Majestic eventually moved onto the high school ranks where another father figure would surface in his life, his high school coach Gary DeCesare. DeCesare, the head coach at St. Raymond’s High School in Harlem, “helped me grow as a person and as a player,” said Mapp. “He knew what buttons to push to make me better and helped solidify the work ethic in me.”

Under DeCesare’s careful watch, Mapp blossomed as a prep player and was invited to the 1999 USA Basketball Men’s Junior World Championship team trials. A high school All-American, Mapp was one of the top-rated prospects in the nation his senior year. He finally settled on Virginia as his college choice, and upon the completion of his final game at St. Raymond’s, the reality that he was going to be a college player settled in.

After accepting a scholarship offer from head coach Pete Gillen to play at UVa, Mapp served as a key reserve for the Cavaliers in his rookie season of 1999-2000. He played in all 31 games that season and made two starts. His two starts were both victories for the ‘Hoos, as Virginia defeated Providence 80-64 and Arizona State 70-64 in the Puerto Rico Shootout. Mapp started his collegiate career with a pair of 10-point games as the ‘Hoos won their season opener over Elon 97-66 and followed it up with a 98-57 win over in-state rival VMI.

The Cavaliers played St. John’s in Madison Square Garden that December, which afforded Mapp the chance to play in front of his home crowd as a freshman. “The Garden is the place that kids dreamed about playing in,” said Mapp. “I had played there before, but playing for a college in front of my friends and family was a big deal.”

Mapp did not disappoint his faithful followers, scoring nine points and dishing out five assists putting in 29 minutes of duty. He followed that game up with a second consecutive five-assist night, helping Virginia defeat Loyola (Md.) at home 98-67.

Mapp started the 2000 portion of his freshman season strongly, putting together a string of 15 games in which he had a 2.92 assist-to-turnover ratio, handing out 35 assists while making only 12 turnovers as Virginia went 10-5 in that stretch. Mapp hit a career-high 12 points twice in that time and at one point hit 12 consecutive free throws. In the Cavaliers’ 87-85 upset of #21 North Carolina, Mapp had three assists, three points and a steal during a key 18-7 run in the second half that put the ‘Hoos ahead to stay.

Mapp concluded his freshman campaign ranked second on the team in assists with 69, which ranked him fourth among all freshmen in the ACC. He was also named to the ACC Academic Honor that season and earned the team’s Fireman Award at the team banquet at the conclusion of the season.

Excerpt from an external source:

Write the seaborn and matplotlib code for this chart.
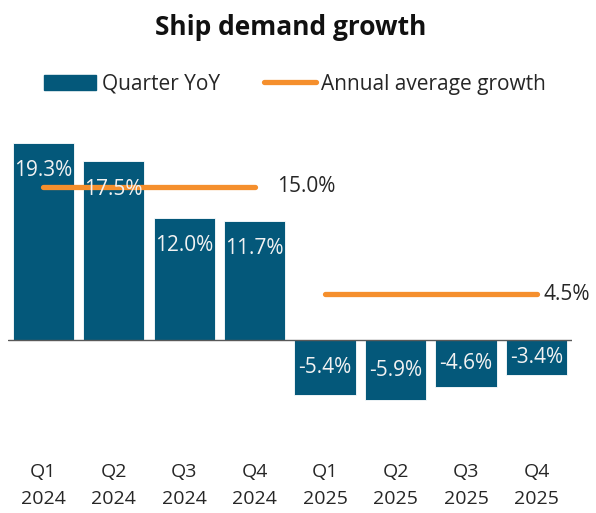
import numpy as np
import pandas as pd
import matplotlib
matplotlib.use("Agg")
import matplotlib.pyplot as plt
import seaborn as sns
from matplotlib.patches import Patch
from matplotlib.lines import Line2D

categories = ["Q1\n2024", "Q2\n2024", "Q3\n2024", "Q4\n2024",
              "Q1\n2025", "Q2\n2025", "Q3\n2025", "Q4\n2025"]
quarter_yoy = [19.3, 17.5, 12.0, 11.7, -5.4, -5.9, -4.6, -3.4]
years = [2024, 2024, 2024, 2024, 2025, 2025, 2025, 2025]
annual_years = [2024, 2025]
annual_avg = [15.0, 4.5]

BLUE = "#04587a"
ORANGE = "#f58f2d"

sns.set_theme(style="white")
plt.rcParams["font.family"] = ["Open Sans", "DejaVu Sans"]

fig = plt.figure(figsize=(5.96, 5.13), dpi=100)
ax = fig.add_axes([0.0134, 0.1025, 0.946, 0.6325])

df = pd.DataFrame({"cat": categories, "val": quarter_yoy, "year": years})
df["pos"] = np.arange(len(df))
avg_map = dict(zip(annual_years, annual_avg))
df["avg"] = df["year"].map(avg_map)

sns.barplot(data=df, x="cat", y="val", color=BLUE, saturation=1, width=0.87,
            edgecolor="white", linewidth=0.6, ax=ax)
sns.lineplot(data=df, x="pos", y="avg", units="year", estimator=None,
             color=ORANGE, linewidth=3.8, ax=ax, legend=False,
             solid_capstyle="round")

ax.axhline(0, color="#595959", linewidth=1.0, zorder=1)

for i, v in enumerate(quarter_yoy):
    if v >= 0:
        ax.annotate(f"{v:.1f}%", (i, v), xytext=(0, -20), textcoords="offset points",
                    ha="center", va="center", color="#f2f2f2", fontsize=15)
    else:
        ax.annotate(f"{v:.1f}%", (i, v / 2), ha="center", va="center",
                    color="#f2f2f2", fontsize=15)

label_offsets = [16, 5]
for yr, a, off in zip(annual_years, annual_avg, label_offsets):
    last = df[df["year"] == yr]["pos"].max()
    ax.annotate(f"{a:.1f}%", (last, a), xytext=(off, 0), textcoords="offset points",
                ha="left", va="center", color="#262626", fontsize=15,
                annotation_clip=False)

ax.set_xlim(-0.5, len(categories) - 0.5)
ax.set_ylim(-11.8, 20)
ax.set_xlabel("")
ax.set_ylabel("")
ax.set_yticks([])
ax.tick_params(axis="x", length=0, pad=2, labelsize=14, labelcolor="#262626")
for lbl in ax.get_xticklabels():
    lbl.set_linespacing(1.6)
for s in ax.spines.values():
    s.set_visible(False)

fig.text(0.487, 0.947, "Ship demand growth", ha="center", va="center",
         fontsize=19, fontweight="bold", color="#111111")

handles = [Patch(facecolor=BLUE, edgecolor=BLUE),
           Line2D([0], [0], color=ORANGE, linewidth=3.8, solid_capstyle="round")]
fig.legend(handles, ["Quarter YoY", "Annual average growth"], loc="center",
           bbox_to_anchor=(0.495, 0.836), ncol=2, frameon=False, fontsize=15,
           handlelength=2.5, handleheight=0.75, handletextpad=0.25, columnspacing=2.1,
           labelcolor="#262626")

fig.savefig("out.png", dpi=100)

Four months later Mapp’s life took a drastic change as he tore his anterior cruciate ligament while playing a basketball game on his high school floor. After a pair of surgeries to repair the damage and two years of rehabilitation, Mapp is still looking forward to getting back on the court. His work ethic has not changed and his determination is still as strong as ever, qualities that have helped him tremendously during this period. They are also qualities that he has worked to impart to his teammates as a captain; an honor afforded him at the start of the 2002-03 season.

“It is my responsibility as a fourth-year to be a leader for this team,” said Mapp. “I need to be a person that the younger guys look up to and ask for advice. I need to know what to say and what not to say.”

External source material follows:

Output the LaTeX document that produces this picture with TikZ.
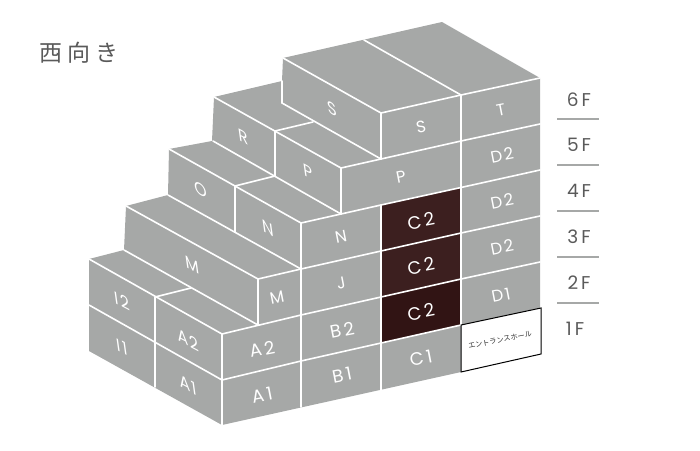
\documentclass[tikz,border=0pt]{standalone}
\usepackage{fontspec}
\setmainfont{Poppins}
\newfontfamily\cjkfont{Noto Sans CJK JP}
\newfontfamily\roomfont[LetterSpace=12]{Poppins}
\newfontfamily\widefont[LetterSpace=16]{Poppins}
\definecolor{blockgray}{HTML}{A6A8A7}
\definecolor{roomdark}{HTML}{3C1F1F}
\definecolor{roomdarker}{HTML}{311414}
\definecolor{floorgray}{HTML}{5A5A5A}
\tikzset{
  edge/.style={white,line width=1.6pt,line cap=round},
  front/.style={white,font=\roomfont\fontsize{16.5}{17}\selectfont,rotate=11},
  widefront/.style={white,font=\widefont\fontsize{18}{18}\selectfont,rotate=11},
  wing/.style={white,font=\roomfont\fontsize{18}{18}\selectfont,cm={.88,-.47,-.14,.99,(0,0)}},
  floorlabel/.style={floorgray,font=\widefont\fontsize{18.5}{19}\selectfont}
}
\begin{document}
\begin{tikzpicture}[x=1pt,y=-1pt]
    \useasboundingbox (0,0) rectangle (700,450);
    \fill[blockgray] (283,58) -- (442,22) -- (540,78) -- (540,308) -- (461,372) -- (222,425) -- (89,351) -- (89,259) -- (124,250) -- (126,206) -- (168,195) -- (169,149) -- (212,141) -- (214,97) -- (282,81) -- cycle;
    \fill[roomdark] (381,205) -- (461,187.5) -- (461,279) -- (381,297) -- cycle;
    \fill[roomdarker] (381,297) -- (461,279) -- (461,325) -- (381,343) -- cycle;

    % floors on the front
    \draw[edge] (341,168) -- (381,159) -- (461,141) -- (540,124);
    \draw[edge] (301,223) -- (381,205) -- (461,187.5) -- (540,170);
    \draw[edge] (258,279) -- (301,269) -- (381,251) -- (461,233) -- (540,216);
    \draw[edge] (222,334) -- (301,315) -- (381,297) -- (461,279) -- (540,262);
    \draw[edge] (222,380) -- (301,361) -- (381,343) -- (461,325);
    \draw[edge] (283,58) -- (381,113) -- (461,95) -- (540,78);
    \draw[edge] (364,40) -- (461,95);
    % uprights
    \draw[edge] (461,95) -- (461,325);
    \draw[edge] (381,113) -- (381,159);
    \draw[edge] (381,205) -- (381,390);
    \draw[edge] (341,168) -- (341,214);
    \draw[edge] (301,223) -- (301,407);
    \draw[edge] (258,279) -- (258,325);
    \draw[edge] (222,334) -- (222,425);
    \draw[edge] (155,297) -- (155,387);
    \draw[edge] (235,186) -- (235,232);
    \draw[edge] (275,131) -- (275,176);
    \draw[edge] (282,81) -- (282,103);
    % steps on the left
    \draw[edge] (89,259) -- (222,334);
    \draw[edge] (89,305) -- (222,380);
    \draw[edge] (124,250) -- (258,325);
    \draw[edge] (155,297) -- (191,288);
    \draw[edge] (126,206) -- (258,279);
    \draw[edge] (168,195) -- (301,269);
    \draw[edge] (169,149) -- (301,223);
    \draw[edge] (235,186) -- (275,176);
    \draw[edge] (213,141) -- (341,214);
    \draw[edge] (214,97) -- (341,168);
    \draw[edge] (275,131) -- (313,122);
    \draw[edge] (282,103) -- (381,159);

    % entrance
    \draw[black,fill=white,line width=1pt] (461,325) -- (541,308) -- (541,354) -- (461,372) -- cycle;
    \node[rotate=11,text=black!80,font=\cjkfont\fontsize{7.2}{7.2}\selectfont] (hall) at (500,340) {エントランスホール};

    \node[wing] (s1) at (332,109) {S};
    \node[wing] (p1) at (308,172) {P};
    \node[wing] (r1) at (243,137) {R};
    \node[wing] (o1) at (201,190) {O};
    \node[wing] (n1) at (268,228) {N};
    \node[wing] (m1) at (192,265) {M};
    \node[wing] (i2) at (122,301) {I2};
    \node[wing] (i1) at (122,347) {I1};
    \node[wing] (a2w) at (188,340) {A2};
    \node[wing] (a1w) at (188,385) {A1};

    \node[front] (s2) at (421,127) {S};
    \node[front] (t) at (501,110) {T};
    \node[front] (d5) at (502,155) {D2};
    \node[front] (p2) at (401,177) {P};
    \node[front] (d4) at (502,201) {D2};
    \node[front] (d3) at (502,247) {D2};
    \node[front] (d1) at (501,295) {D1};
    \node[front] (n2) at (341,237) {N};
    \node[front] (j) at (341,283) {J};
    \node[front] (m2) at (277,298) {M};
    \node[widefront] (c4) at (421,221) {C2};
    \node[widefront] (c3) at (421,266) {C2};
    \node[widefront] (c2) at (421,312) {C2};
    \node[widefront] (c1) at (421,358) {C1};
    \node[widefront] (b2) at (342,330) {B2};
    \node[widefront] (b1) at (342,375) {B1};
    \node[widefront] (a2) at (262,349) {A2};
    \node[widefront] (a1) at (262,395) {A1};

    % floor scale
    \node[floorlabel] (f6) at (579,100) {6F};
    \node[floorlabel] (f5) at (579,145) {5F};
    \node[floorlabel] (f4) at (579,191) {4F};
    \node[floorlabel] (f3) at (579,237) {3F};
    \node[floorlabel] (f2) at (579,283) {2F};
    \node[floorlabel] (f1) at (575,329) {1F};
    \foreach \y in {119,165,211,257,303}
        \draw[blockgray,line width=1.2pt] (557,\y) -- (599,\y);

    \node[floorgray,font=\cjkfont\fontsize{23}{23}\selectfont] (title) at (79,53) {西\hspace{5pt}向\hspace{5pt}き};
\end{tikzpicture}
\end{document}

Virginia head coach Pete Gillen is obviously hopeful that the Cavaliers will welcome Mapp back to the court soon. “We need him,” said Gillen. “He’s a smart player and a very confident player. He also has a great feel for the game.”

While Mapp is biding his time with the injury, he is still a positive influence for the rest of the team, carrying on the tradition instilled in him by both his father and his high school coach. “Playing is a lot of hard work,” said Mapp. “It takes a lot of mental and physical ability, and you can’t let anything get in your way.”

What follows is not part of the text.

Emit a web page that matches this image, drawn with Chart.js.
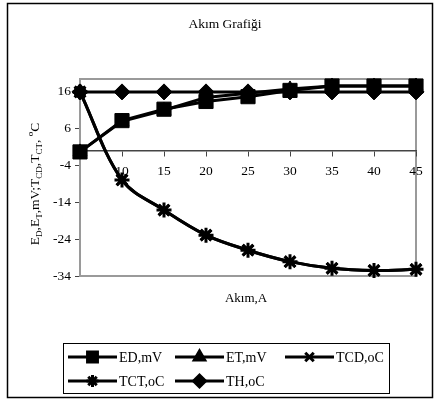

Mapp credits his father for continuing to be a support for him. “We’ve talked a lot about not giving up on my knee injury,” said Mapp. “I have my good days and my bad days, and that hasn’t changed since he put the ball in my hands.”

Mapp continues to have a positive outlook on the rest of his basketball career. The same determination to succeed that he showed as a youngster at Douglass Community Center is at the very core of his belief almost 15 years later, a solid work ethic focusing on looking ahead while taking care of the business at hand. Mapp and his father will have plenty to share in the years ahead.